If the host isn't already aware of your vegan diet, a quiet word
with whoever's preparing the meal in the kitchen before the meal
is served will save a lot of awkward questions during the meal
from the other guests. Most hosts will only be too pleased to
accomodate your diet, I'm sure.

Thanks. I'm sure this is a common question, so sorry to bore anyone.

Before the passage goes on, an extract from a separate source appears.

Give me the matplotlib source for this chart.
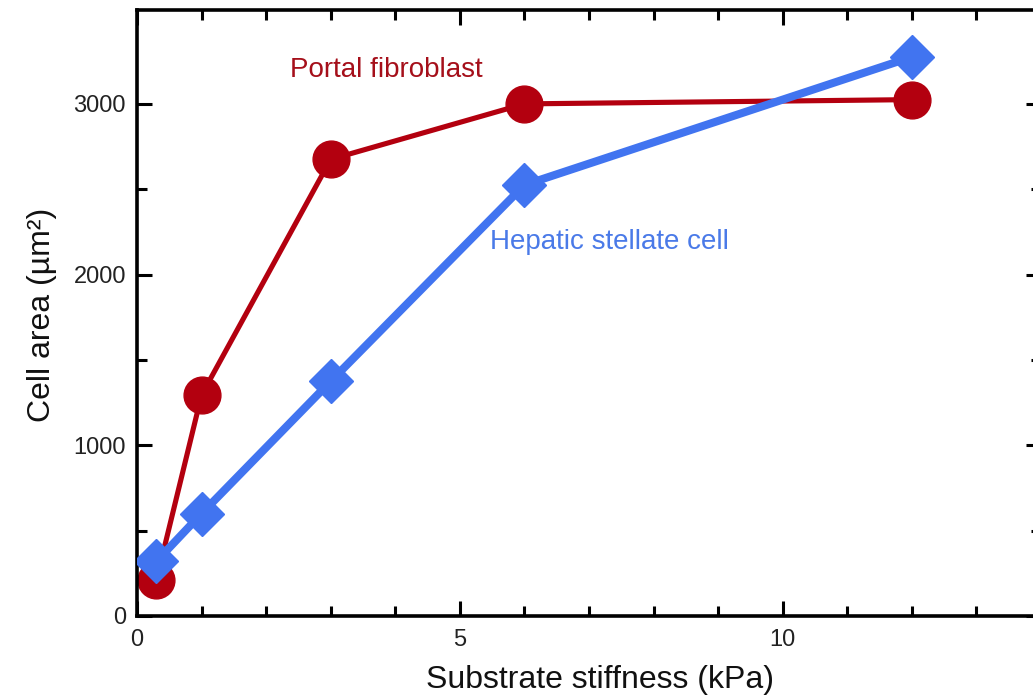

I would say a quiet casual word at invitation or a couple of weeks before
the meal is prepared is adequate. We should never expect anyone to feel
compelled to accomodate our diets and surprising someone as they are
preparing a meal is just going to add to an already stressful day for the
person who opens their home to you. You should never assume that YOU are
going to be the only person there who is veg/vegan, esp in todays world. The
thanksgivings in our homes are half veg/vegan half traditional for over a
decade now. If you let the host know in advance you can even make a strategy
with other guests. Thanksgiving is more tolerable if you work with other
people to accomodate everyone.You can do any of these quietly and without
prejudice.


- Insist on bringing over a side dish. People may enjoy it even before they
ask what it is. You can eat this as your main meal.

-Offer to help cook the meal and maybe you can prepare certain items without
ingredients that compromise your diet or beliefs. Bring over some vegetable
broth and some vegan sausage type stuff for stuffing. Make alternative
versions of traditional favorites. For the last two years my vegan stuffing
was the first to go, even among the bird eaters in the family. I have to
make a bigger pile this year.

- if you dont want to explain yourself to your distant hunter-cousin just
say "oh i've been making the rounds today and i'm stuffed" and leave it at
that.

There are plenty of traditional items at thanksgiving and other holdays that
are totally vegan in nature esp in the south. Bean and potato type dishes
are as old as turkey gnawing. Read up on those items and go nuts. You'll
find that holidays wont be as scary and as long as you're not condescending
or preachy you may find people will enjoy the items you've prepared.

That covers just about everything. I did give some advice myself,
but to be totally honest, my best advice would be to arrive late and
avoid the meal completely. What happens if you're asked to help
wash the dishes? What new kind of hell would that be?